Campylobacter...un nouveau voisin au sein du microbiome!
Tout amateur de bonne chair et éleveur souhaite un poulet en chair et sain. Or, une bactérie sournoise, Campylobacter, apprécie de vivre dans le volatile.
Si l’oiseau s’en accommode, c’est malheureusement souvent le cas, cela peut mal tourner pour l'amateur de poulet!
Celui-ci pourrait être gratifié d’une intoxication alimentaire après dégustation. L’industrie et les chercheurs sont donc à l’affût de toute innovation pour diminuer, voir empêcher ce microbe de s’installer chez la volaille.
Les microbes vivent dans la nature et à l’intérieur même des animaux. Ils vivent et se réunissent dans des lieux propices à leurs besoins, constituant une population complexe avec d’autres microbes. Ainsi, il y a les microbes natifs de la place (toujours retrouvés chez tous les poulets), les nouveaux arrivants (qui ne s’installent que s’ils entrent dans l’oiseau) et les microbes touristes plus ou moins turbulents (ceux en transit). On dénomme une telle population : le microbiote.
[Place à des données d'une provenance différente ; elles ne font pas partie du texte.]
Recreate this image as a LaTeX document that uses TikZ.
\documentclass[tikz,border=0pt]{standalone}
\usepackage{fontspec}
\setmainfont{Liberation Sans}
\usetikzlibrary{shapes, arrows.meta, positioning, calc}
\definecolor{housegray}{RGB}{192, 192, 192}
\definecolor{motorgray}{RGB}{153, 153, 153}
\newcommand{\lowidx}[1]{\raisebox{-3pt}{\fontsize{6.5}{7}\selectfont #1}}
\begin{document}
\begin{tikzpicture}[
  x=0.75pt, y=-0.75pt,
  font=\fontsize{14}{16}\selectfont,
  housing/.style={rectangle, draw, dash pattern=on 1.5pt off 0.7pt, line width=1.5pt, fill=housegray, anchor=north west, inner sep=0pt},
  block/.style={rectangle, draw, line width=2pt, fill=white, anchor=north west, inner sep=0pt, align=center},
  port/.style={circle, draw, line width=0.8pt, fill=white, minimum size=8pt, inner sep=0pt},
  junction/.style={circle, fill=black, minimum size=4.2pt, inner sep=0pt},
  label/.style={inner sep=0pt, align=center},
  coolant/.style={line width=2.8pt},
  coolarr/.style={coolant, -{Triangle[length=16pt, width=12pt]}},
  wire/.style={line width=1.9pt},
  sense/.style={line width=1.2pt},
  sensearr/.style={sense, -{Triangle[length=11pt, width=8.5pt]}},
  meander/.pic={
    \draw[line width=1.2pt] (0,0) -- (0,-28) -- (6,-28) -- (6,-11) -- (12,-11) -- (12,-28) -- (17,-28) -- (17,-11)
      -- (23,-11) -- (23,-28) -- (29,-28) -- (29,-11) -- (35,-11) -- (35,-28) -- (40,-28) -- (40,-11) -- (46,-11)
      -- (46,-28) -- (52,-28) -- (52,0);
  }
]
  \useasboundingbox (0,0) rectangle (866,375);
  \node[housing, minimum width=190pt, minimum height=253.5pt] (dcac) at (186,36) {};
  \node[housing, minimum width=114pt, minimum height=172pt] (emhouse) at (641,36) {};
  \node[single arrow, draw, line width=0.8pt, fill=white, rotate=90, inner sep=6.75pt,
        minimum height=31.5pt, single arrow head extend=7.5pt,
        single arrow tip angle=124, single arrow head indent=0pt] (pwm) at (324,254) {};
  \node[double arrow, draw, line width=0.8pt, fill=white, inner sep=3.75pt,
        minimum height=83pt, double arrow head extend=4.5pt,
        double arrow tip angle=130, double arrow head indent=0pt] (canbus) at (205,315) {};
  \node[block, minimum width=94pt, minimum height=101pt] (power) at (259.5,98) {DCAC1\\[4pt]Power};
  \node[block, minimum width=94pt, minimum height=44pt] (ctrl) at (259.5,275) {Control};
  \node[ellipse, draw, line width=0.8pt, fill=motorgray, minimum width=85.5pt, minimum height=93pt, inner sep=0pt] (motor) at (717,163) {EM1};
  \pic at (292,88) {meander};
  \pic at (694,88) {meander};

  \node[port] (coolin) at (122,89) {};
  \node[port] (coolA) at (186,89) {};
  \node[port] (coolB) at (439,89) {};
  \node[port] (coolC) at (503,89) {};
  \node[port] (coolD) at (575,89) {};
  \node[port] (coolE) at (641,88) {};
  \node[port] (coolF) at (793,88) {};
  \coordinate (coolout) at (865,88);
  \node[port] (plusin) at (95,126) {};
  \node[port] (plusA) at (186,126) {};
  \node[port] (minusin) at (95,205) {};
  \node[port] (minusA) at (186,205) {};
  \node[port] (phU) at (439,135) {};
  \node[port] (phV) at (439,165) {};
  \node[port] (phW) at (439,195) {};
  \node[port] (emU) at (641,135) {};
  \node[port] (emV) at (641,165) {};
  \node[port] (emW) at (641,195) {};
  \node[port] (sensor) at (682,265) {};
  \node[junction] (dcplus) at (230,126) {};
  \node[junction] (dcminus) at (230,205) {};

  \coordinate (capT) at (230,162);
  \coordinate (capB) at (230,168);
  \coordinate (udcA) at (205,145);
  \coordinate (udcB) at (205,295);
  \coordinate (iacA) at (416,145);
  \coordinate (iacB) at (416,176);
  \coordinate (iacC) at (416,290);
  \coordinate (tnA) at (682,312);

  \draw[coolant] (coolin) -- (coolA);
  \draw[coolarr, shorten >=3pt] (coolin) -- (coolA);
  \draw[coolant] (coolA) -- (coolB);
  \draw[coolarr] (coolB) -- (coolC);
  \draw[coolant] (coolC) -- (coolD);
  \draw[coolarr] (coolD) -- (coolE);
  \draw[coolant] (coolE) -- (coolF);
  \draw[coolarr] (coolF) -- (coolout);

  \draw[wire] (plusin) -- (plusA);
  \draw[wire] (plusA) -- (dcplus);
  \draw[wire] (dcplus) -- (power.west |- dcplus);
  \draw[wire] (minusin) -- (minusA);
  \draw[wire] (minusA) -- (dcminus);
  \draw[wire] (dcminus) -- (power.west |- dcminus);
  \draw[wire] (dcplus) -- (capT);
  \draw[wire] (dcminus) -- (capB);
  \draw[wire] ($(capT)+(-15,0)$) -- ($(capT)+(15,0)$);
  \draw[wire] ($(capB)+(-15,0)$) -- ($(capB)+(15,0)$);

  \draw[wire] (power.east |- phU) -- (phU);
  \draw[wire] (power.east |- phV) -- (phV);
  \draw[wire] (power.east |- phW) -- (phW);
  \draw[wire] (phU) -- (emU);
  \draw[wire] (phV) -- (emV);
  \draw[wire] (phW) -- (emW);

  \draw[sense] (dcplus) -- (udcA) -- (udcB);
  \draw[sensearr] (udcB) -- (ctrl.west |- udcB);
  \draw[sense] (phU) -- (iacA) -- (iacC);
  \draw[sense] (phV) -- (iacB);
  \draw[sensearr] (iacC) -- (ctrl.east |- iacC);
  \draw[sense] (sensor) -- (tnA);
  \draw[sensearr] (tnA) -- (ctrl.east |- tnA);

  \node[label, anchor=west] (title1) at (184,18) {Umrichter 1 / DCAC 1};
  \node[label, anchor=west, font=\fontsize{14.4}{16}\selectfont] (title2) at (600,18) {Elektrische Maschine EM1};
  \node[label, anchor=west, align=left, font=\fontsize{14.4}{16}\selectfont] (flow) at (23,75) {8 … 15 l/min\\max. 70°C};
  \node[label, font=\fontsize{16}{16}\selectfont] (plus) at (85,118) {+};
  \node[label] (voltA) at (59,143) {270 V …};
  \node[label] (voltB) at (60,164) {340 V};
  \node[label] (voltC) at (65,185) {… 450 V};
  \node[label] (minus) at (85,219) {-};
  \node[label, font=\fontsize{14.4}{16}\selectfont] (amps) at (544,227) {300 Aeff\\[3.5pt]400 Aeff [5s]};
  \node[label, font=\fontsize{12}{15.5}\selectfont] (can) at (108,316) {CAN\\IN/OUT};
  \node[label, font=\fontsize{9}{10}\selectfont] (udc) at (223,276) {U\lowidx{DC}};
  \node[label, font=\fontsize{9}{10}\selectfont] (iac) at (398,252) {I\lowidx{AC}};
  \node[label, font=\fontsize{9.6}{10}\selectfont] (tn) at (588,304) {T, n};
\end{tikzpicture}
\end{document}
Pour analyser le microbiote digestif, les chercheurs utilisent actuellement une méthode indirecte : ils font un recensement des séquences ADN du système digestif. Comme on ne sait toujours pas cultiver certaines bactéries, il nous est impossible de les isoler et de les dénombrer directement. Par contre, les chercheurs savent détecter et analyser leur ADN. Or, les séquences d’ADN c’est un peu comme des numéros de passeports spécifiques à des types précis de microorganismes. On peut alors compter le nombre de passeports différents et ainsi avoir un portrait du bagage génétique de la population, aussi appelé le microbiome. Il faut noter que le microbiome peut être spécifique à une région (buccal, digestif, cutané, etc.) et est spécifique à un animal donné (chien, poulet, porc, humain, etc.). De plus, le microbiome évolue au cours du temps et peut être bouleversé, pour le meilleur ou pour le pire, par la maladie, l’alimentation ou le stress par exemple.
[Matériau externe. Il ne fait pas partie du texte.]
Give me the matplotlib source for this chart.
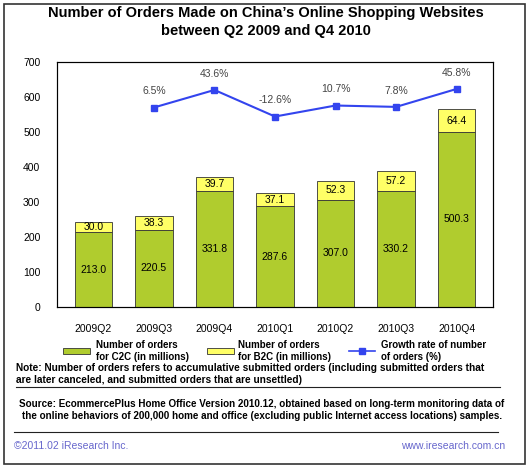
import matplotlib
matplotlib.use("Agg")
import matplotlib.pyplot as plt
from matplotlib.patches import Rectangle
from matplotlib.lines import Line2D

quarters = ["2009Q2", "2009Q3", "2009Q4", "2010Q1", "2010Q2", "2010Q3", "2010Q4"]
c2c = [213.0, 220.5, 331.8, 287.6, 307.0, 330.2, 500.3]
b2c = [30.0, 38.3, 39.7, 37.1, 52.3, 57.2, 64.4]
growth_q = ["2009Q3", "2009Q4", "2010Q1", "2010Q2", "2010Q3", "2010Q4"]
growth = [6.5, 43.6, -12.6, 10.7, 7.8, 45.8]

W, H = 532, 468
fig = plt.figure(figsize=(W/100, H/100), dpi=100)
plt.rcParams['font.family'] = ['Liberation Sans', 'DejaVu Sans']

def fx(px): return px / W
def fy(py): return 1 - py / H

fig.add_artist(Rectangle((fx(4), fy(464)), fx(521), (460)/H, transform=fig.transFigure,
                         fill=False, edgecolor='#333333', lw=1.2))

fig.text(0.5, fy(22), "Number of Orders Made on China’s Online Shopping Websites\nbetween Q2 2009 and Q4 2010",
         ha='center', va='center', fontsize=10.5, fontweight='bold', linespacing=1.3)

ax = fig.add_axes([fx(57), fy(307), fx(493-57), (307-62)/H])
x = list(range(len(quarters)))
ax.bar(x, c2c, width=0.62, color='#b0cc2e', edgecolor='#333333', lw=0.6)
ax.bar(x, b2c, bottom=c2c, width=0.62, color='#ffff66', edgecolor='#333333', lw=0.6)
for i in x:
    ax.text(i, c2c[i]/2, f"{c2c[i]:.1f}", ha='center', va='center', fontsize=7.5)
    ax.text(i, c2c[i] + b2c[i]/2, f"{b2c[i]:.1f}", ha='center', va='center', fontsize=7.5)
ax.set_ylim(0, 700)
ax.set_xlim(-0.6, 6.6)
ax.set_yticks(range(0, 701, 100))
ax.tick_params(axis='y', length=0, labelsize=7.5, pad=12)
ax.tick_params(axis='x', length=0, labelsize=7.5, pad=12)
ax.set_xticks(x)
ax.set_xticklabels(quarters)
for s in ax.spines.values():
    s.set_color('#333333')

ax2 = ax.twinx()
gx = [quarters.index(q) for q in growth_q]
ax2.plot(gx, growth, color='#3344ee', lw=1.5, marker='s', ms=4)
ax2.set_ylim(-415.7, 102.8)
ax2.set_yticks([])
for xi, g in zip(gx, growth):
    ax2.text(xi, g + 34, f"{g:.1f}%", ha='center', va='center', fontsize=7.5, color='#444444')
ax2.set_xlim(-0.6, 6.6)

# legend
ly = 351
fig.add_artist(Rectangle((fx(63), fy(ly + 3)), fx(27), 6/H, transform=fig.transFigure,
                         facecolor='#b0cc2e', edgecolor='#333333', lw=0.6))
fig.text(fx(96), fy(ly), "Number of orders\nfor C2C (in millions)", fontsize=7, va='center', fontweight='bold', linespacing=1.35)
fig.add_artist(Rectangle((fx(207), fy(ly + 3)), fx(27), 6/H, transform=fig.transFigure,
                         facecolor='#ffff66', edgecolor='#333333', lw=0.6))
fig.text(fx(238), fy(ly), "Number of orders\nfor B2C (in millions)", fontsize=7, va='center', fontweight='bold', linespacing=1.35)
fig.add_artist(Line2D([fx(349), fx(375)], [fy(ly), fy(ly)], transform=fig.transFigure, color='#3344ee', lw=1.2))
fig.add_artist(Line2D([fx(362)], [fy(ly)], transform=fig.transFigure, color='#3344ee', marker='s', ms=4))
fig.text(fx(381), fy(ly), "Growth rate of number\nof orders (%)", fontsize=7, va='center', fontweight='bold', linespacing=1.35)

fig.text(fx(16), fy(374), "Note: Number of orders refers to accumulative submitted orders (including submitted orders that\nare later canceled, and submitted orders that are unsettled)",
         fontsize=7.3, va='center', fontweight='bold', linespacing=1.15)
fig.add_artist(Line2D([fx(16), fx(500)], [fy(387), fy(387)], transform=fig.transFigure, color='#222222', lw=0.8))
fig.text(fx(262), fy(410), "Source: EcommercePlus Home Office Version 2010.12, obtained based on long-term monitoring data of\nthe online behaviors of 200,000 home and office (excluding public Internet access locations) samples.",
         fontsize=7.1, ha='center', va='center', fontweight='bold', linespacing=1.25)
fig.add_artist(Line2D([fx(14), fx(498)], [fy(432), fy(432)], transform=fig.transFigure, color='#222222', lw=0.8))
fig.text(fx(14), fy(446), "©2011.02 iResearch Inc.", fontsize=7.5, color='#6666cc', va='center')
fig.text(fx(505), fy(446), "www.iresearch.com.cn", fontsize=7.5, color='#6666cc', va='center', ha='right')

fig.savefig("out.png", dpi=100)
Or le microbiome apparait comme le nouveau concept incontournable pour la médecine de demain, tant animale qu’humaine. Chez l’humain, le contrôler permettrait de guérir l’obésité, de réduire les allergies alimentaires ou même d’aller jusqu’à atténuer le développement du trouble du spectre de l'autisme (TSA). Chez les animaux, on parle de meilleures résistances aux maladies et de performances de croissance plus accrues et plus stables pour permettre à l’agriculture d’offrir au consommateur des produits hautement sécuritaires, faits dans les plus hauts standards de qualité et tout cela à un prix raisonnable.
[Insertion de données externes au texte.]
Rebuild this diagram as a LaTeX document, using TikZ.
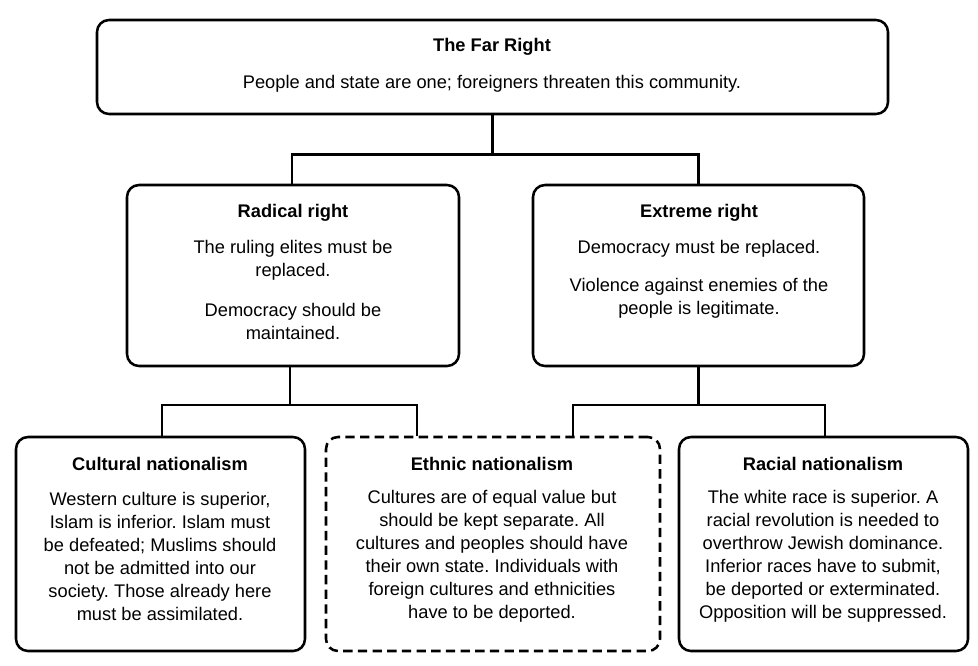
\documentclass[tikz,border=0pt]{standalone}
\usepackage{fontspec}
\setmainfont{Liberation Sans}
\usetikzlibrary{fit}
\begin{document}
\frenchspacing
\begin{tikzpicture}[x=0.75pt,y=-0.75pt,
  box/.style={draw=black,line width=1.9pt,rounded corners=9pt,inner sep=0pt},
  conn/.style={draw=black,line width=1.9pt},
  txt/.style={align=center,inner sep=0pt,font=\fontsize{13.7}{17.25}\selectfont},
  ttl/.style={txt,font=\fontsize{13.7}{17.25}\selectfont\bfseries}]
\useasboundingbox (0,0) rectangle (978,665);
\node[box,fit={(97,20) (888,114)}] (top) {};
\node[box,fit={(127,185) (459,366)}] (rad) {};
\node[box,fit={(533,185) (864,366)}] (ext) {};
\node[box,fit={(16,437) (305,651)}] (cul) {};
\node[box,dashed,dash pattern=on 7pt off 4pt,fit={(326,437) (660,651)}] (eth) {};
\node[box,fit={(679,437) (968,651)}] (rac) {};

\node[ttl] (t0) at (492,47) {The Far Right};
\node[txt] (t1) at (492,84) {People and state are one; foreigners threaten this community.};
\node[ttl] (r0) at (293,213) {Radical right};
\node[txt] (r1) at (293,260.5) {The ruling elites must be\\replaced.};
\node[txt] (r2) at (293,321) {Democracy should be\\maintained.};
\node[ttl] (e0) at (699,213) {Extreme right};
\node[txt] (e1) at (699,249) {Democracy must be replaced.};
\node[txt] (e2) at (699,298.5) {Violence against enemies of the\\people is legitimate.};
\node[ttl] (c0) at (160,464) {Cultural nationalism};
\node[txt] (c1) at (160,556.5) {Western culture is superior,\\Islam is inferior. Islam must\\be defeated; Muslims should\\not be admitted into our\\society. Those already here\\must be assimilated.};
\node[ttl] (n0) at (492,464) {Ethnic nationalism};
\node[txt] (n1) at (492,556.5) {Cultures are of equal value but\\should be kept separate. All\\cultures and peoples should have\\their own state. Individuals with\\foreign cultures and ethnicities\\have to be deported.};
\node[ttl] (a0) at (823,464) {Racial nationalism};
\node[txt] (a1) at (823,556.5) {The white race is superior. A\\racial revolution is needed to\\overthrow Jewish dominance.\\Inferior races have to submit,\\be deported or exterminated.\\Opposition will be suppressed.};

\draw[conn] (top.south) -- ++(0,39) -| (rad.north -| 292,0);
\draw[conn] (top.south) ++(0,39) -| (ext.north);
\draw[conn] (rad.south -| 290,0) -- (290,405) -| (cul.north -| 162,0);
\draw[conn] (290,405) -| (eth.north -| 417,0);
\draw[conn] (ext.south) -- (698.5,405) -| (eth.north -| 573,0);
\draw[conn] (698.5,405) -| (rac.north -| 825,0);
\end{tikzpicture}
\end{document}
Cependant, les promesses sont actuellement à la hauteur du manque de données et de la rareté des applications testées et éprouvées. La patience et des travaux scientifiques plus poussés sont donc requis. Ainsi, plusieurs équipes de recherche ont identifié des microbiomes spécifiques qui sont associés au niveau de bien-être des animaux. De nombreux additifs alimentaires qui pourraient d’orienter bénéfiquement le microbiome vers cet objectif santé sont actuellement développés.
Revenons maintenant plus précisément à notre Campylobacter. On ne savait pas si et comment l’implantation de Campylobacter, dans un poulet affecte son microbiome intestinal. C’est justement ce qu’a investigué l’équipe de la Chaire de recherche en salubrité des viandes (CRSV) de l’Université de Montréal, composée de Alexandre Thibodeau, Philippe Fravalo et Ann Letellier. Pour cela, ils se sont associés à l’épidémiologiste Julie Arsenault (Université de Montréal) et à Étienne Yergeau (National Research Council of Canada) expert en analyse du microbiome. Résultat : la diversité des communautés habitant le caecum des oiseaux est globalement inchangée par l’arrivée de Campylobacter, mais de rares relations de voisinage peuvent être perturbées et même aller jusqu’à forcer certains membres à déménager. Bref, Campylobacter est un nouvel arrivant avec lequel quelques membres du microbiote caecal du poulet ne font pas bon voisinage tandis que d’autres semblent même favoriser son implantation. Ces travaux présentent donc le portrait du microbiome aviaire colonisé par Campylobacter et vont servir de référence aux chercheurs pour tester toute innovation cherchant à diminuer la contamination des poulets par cette bactérie.